• Written problem: Print the lines from the one that contains "Write the Apache ECharts code for this chart." to the one that contains "var allValues = [twoDays, fourDays, sixDays, fullyFed];", inclusive, exactly as they appear, and please drop any pictures.
====== Data provided ======
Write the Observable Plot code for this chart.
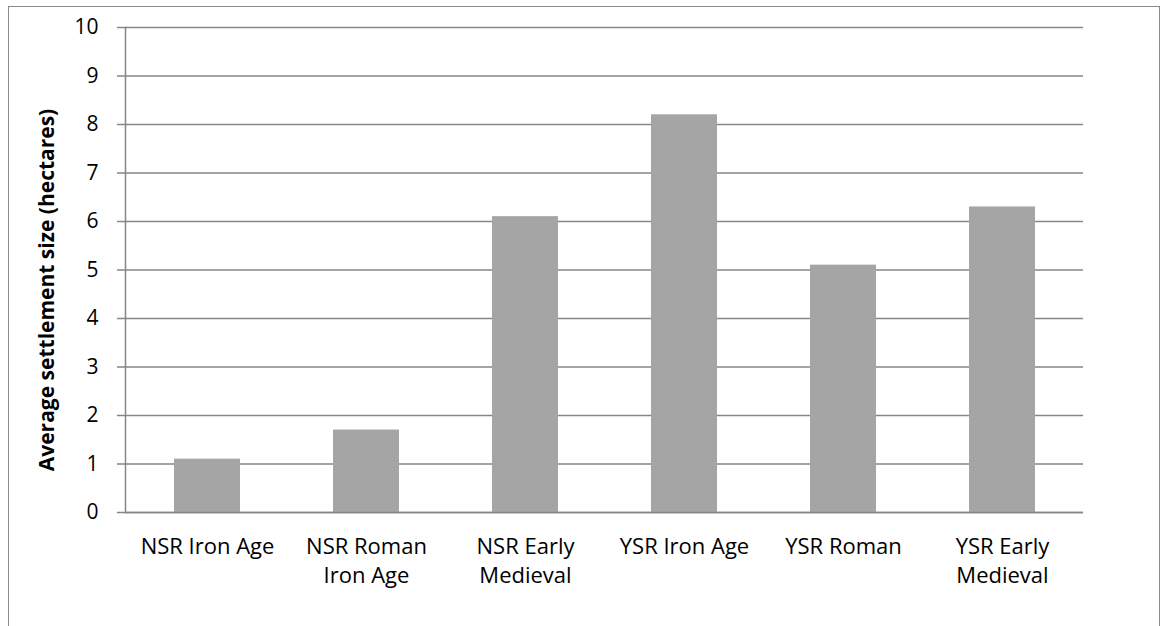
<!DOCTYPE html>
<html>
<head>
<meta charset="utf-8">
<script src="https://cdn.jsdelivr.net/npm/d3@7"></script>
<script src="https://cdn.jsdelivr.net/npm/@observablehq/plot@0.6"></script>
<style>
  html, body { margin: 0; padding: 0; background: #fff; }
  #wrap { position: relative; width: 1161px; height: 626px; overflow: hidden; }
  #border { position: absolute; left: 8px; top: 6px; width: 1152px; height: 700px; border: 1.5px solid #8a8a8a; box-sizing: border-box; pointer-events: none; }
  #chart svg { display: block; }
</style>
</head>
<body>
<div id="wrap">
  <div id="chart"></div>
  <div id="border"></div>
</div>
<script>
const categories = ["NSR Iron Age", "NSR Roman\nIron Age", "NSR Early\nMedieval", "YSR Iron Age", "YSR Roman", "YSR Early\nMedieval"];
const values = [1.1, 1.7, 6.1, 8.2, 5.1, 6.3];
const yTicks = [0, 1, 2, 3, 4, 5, 6, 7, 8, 9, 10];
const yLabel = "Average settlement size (hectares)";

const data = categories.map((c, i) => ({category: c, value: values[i]}));
const font = "'Open Sans', Lato, sans-serif";

const chart = Plot.plot({
  width: 1161,
  height: 626,
  marginLeft: 125,
  marginRight: 78,
  marginTop: 27,
  marginBottom: 114,
  style: {fontFamily: font, fontSize: "20px", color: "#000", background: "transparent"},
  x: {domain: categories, paddingInner: 0.587, paddingOuter: 0.2935, label: null},
  y: {domain: [0, 10], label: null},
  marks: [
    Plot.gridY(yTicks, {stroke: "#868686", strokeOpacity: 1, strokeWidth: 1.5}),
    Plot.barY(data, {x: "category", y: "value", fill: "#a5a5a5"}),
    Plot.ruleY([0], {stroke: "#868686", strokeWidth: 1.5}),
    Plot.frame({anchor: "left", stroke: "#868686", strokeWidth: 1.5}),
    Plot.axisY(yTicks, {tickSize: 8, tickPadding: 19, stroke: "#868686", strokeWidth: 1.5, fontSize: 21, fill: "#000", label: null}),
    Plot.axisX({tickSize: 0, tickPadding: 20, fontSize: 22, lineHeight: 1.35, fill: "#000", label: null}),
    Plot.text([yLabel], {frameAnchor: "left", textAnchor: "middle", dx: -78, dy: 20, rotate: -90, fontWeight: "bold", fontSize: 21, fill: "#000", text: d => d})
  ]
});
document.getElementById("chart").appendChild(chart);
</script>
</body>
</html>
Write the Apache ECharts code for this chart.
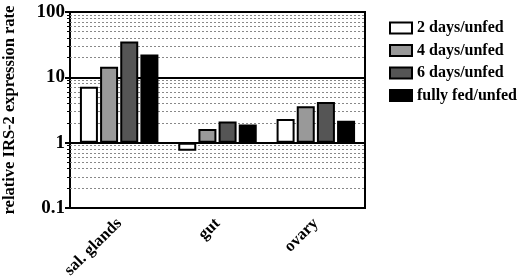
<!DOCTYPE html>
<html>
<head>
<meta charset="utf-8">
<script src="https://cdn.jsdelivr.net/npm/echarts@6/dist/echarts.min.js"></script>
<style>
  html, body { margin: 0; padding: 0; background: #fff; }
  #chart { width: 520px; height: 278px; }
</style>
</head>
<body>
<div id="chart"></div>
<script>
var tissues = ['sal. glands', 'gut', 'ovary'];
var seriesNames = ['2 days/unfed', '4 days/unfed', '6 days/unfed', 'fully fed/unfed'];
var twoDays = [7.2, 0.75, 2.3];
var fourDays = [14.5, 1.62, 3.6];
var sixDays = [35.5, 2.1, 4.2];
var fullyFed = [22.3, 1.9, 2.17];
// dotted minor grid lines (2..9 in each decade)
var minorLines = [0.2, 0.3, 0.4, 0.5, 0.6, 0.7, 0.8, 0.9,
                  2, 3, 4, 5, 6, 7, 8, 9,
                  20, 30, 40, 50, 60, 70, 80, 90];

var colors = ['#ffffff', '#999999', '#555555', '#000000'];
var allValues = [twoDays, fourDays, sixDays, fullyFed];

var dom = document.getElementById('chart');
var myChart = echarts.init(dom);

var series = [];
for (var i = 0; i < seriesNames.length; i++) {
    var s = {
        name: seriesNames[i],
        type: 'bar',
        data: allValues[i],
        barWidth: 18,
        barGap: '12%',
        itemStyle: {
            color: colors[i],
            borderColor: '#000',
            borderWidth: 2
        }
    };
    if (i === 0) {
        s.markLine = {
            silent: true,
            symbol: 'none',
            label: { show: false },
            lineStyle: { color: '#888', type: [2, 2], width: 1 },
            data: minorLines.map(function (v) { return { yAxis: v }; }),
            z: 1
        };
    }
    series.push(s);
}

var option = {
    animation: false,
    textStyle: { fontFamily: 'Liberation Serif', fontWeight: 'bold' },
    grid: {
        left: 70, right: 155, top: 12, bottom: 70,
        outerBoundsMode: 'none',
        containLabel: false,
        show: true, borderColor: '#000', borderWidth: 2
    },
    legend: {
        orient: 'vertical',
        left: 384, top: 15,
        itemWidth: 22, itemHeight: 11,
        itemGap: 6.5,
        icon: 'rect',
        textStyle: { fontFamily: 'Liberation Serif', fontWeight: 'bold', fontSize: 16, color: '#000' },
        data: seriesNames
    },
    xAxis: {
        type: 'category',
        data: tissues,
        axisLine: { lineStyle: { color: '#000', width: 2 } },
        axisTick: { show: false },
        axisLabel: {
            rotate: 45, margin: 13, interval: 0,
            color: '#000', fontFamily: 'Liberation Serif', fontWeight: 'bold', fontSize: 16.5
        }
    },
    yAxis: {
        type: 'log',
        logBase: 10,
        min: 0.1, max: 100,
        name: 'relative IRS-2 expression rate',
        nameLocation: 'middle',
        nameGap: 52,
        nameTextStyle: { fontFamily: 'Liberation Serif', fontWeight: 'bold', fontSize: 16.5, color: '#000' },
        axisLine: { show: true, lineStyle: { color: '#000', width: 2 } },
        axisTick: { show: true, length: 5, lineStyle: { color: '#000', width: 2 } },
        minorTick: { show: true, splitNumber: 9, length: 3, lineStyle: { color: '#000' } },
        splitLine: { show: true, lineStyle: { color: '#000', width: 2 } },
        axisLabel: {
            color: '#000', fontFamily: 'Liberation Serif', fontWeight: 'bold', fontSize: 19, margin: 5,
            formatter: function (v) { return String(v); }
        }
    },
    series: series
};

myChart.setOption(option);
</script>
</body>
</html>
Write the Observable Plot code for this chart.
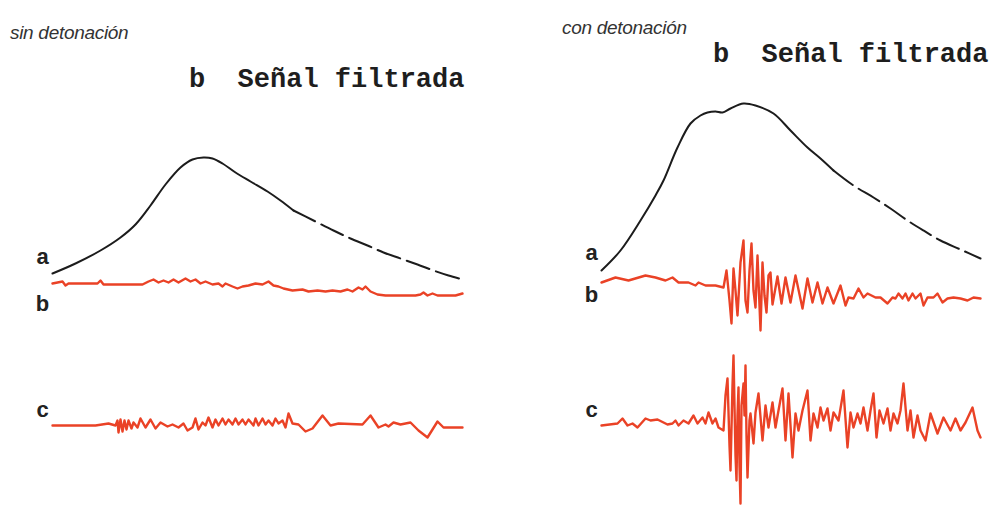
======
• Complete output:
Write the Apache ECharts code for this chart.
<!DOCTYPE html>
<html>
<head>
<meta charset="utf-8">
<script src="https://cdn.jsdelivr.net/npm/echarts@6/dist/echarts.min.js"></script>
<style>
  html, body { margin: 0; padding: 0; background: #fff; }
  #chart { width: 520px; height: 278px; }
</style>
</head>
<body>
<div id="chart"></div>
<script>
var tissues = ['sal. glands', 'gut', 'ovary'];
var seriesNames = ['2 days/unfed', '4 days/unfed', '6 days/unfed', 'fully fed/unfed'];
var twoDays = [7.2, 0.75, 2.3];
var fourDays = [14.5, 1.62, 3.6];
var sixDays = [35.5, 2.1, 4.2];
var fullyFed = [22.3, 1.9, 2.17];
// dotted minor grid lines (2..9 in each decade)
var minorLines = [0.2, 0.3, 0.4, 0.5, 0.6, 0.7, 0.8, 0.9,
                  2, 3, 4, 5, 6, 7, 8, 9,
                  20, 30, 40, 50, 60, 70, 80, 90];

var colors = ['#ffffff', '#999999', '#555555', '#000000'];
var allValues = [twoDays, fourDays, sixDays, fullyFed];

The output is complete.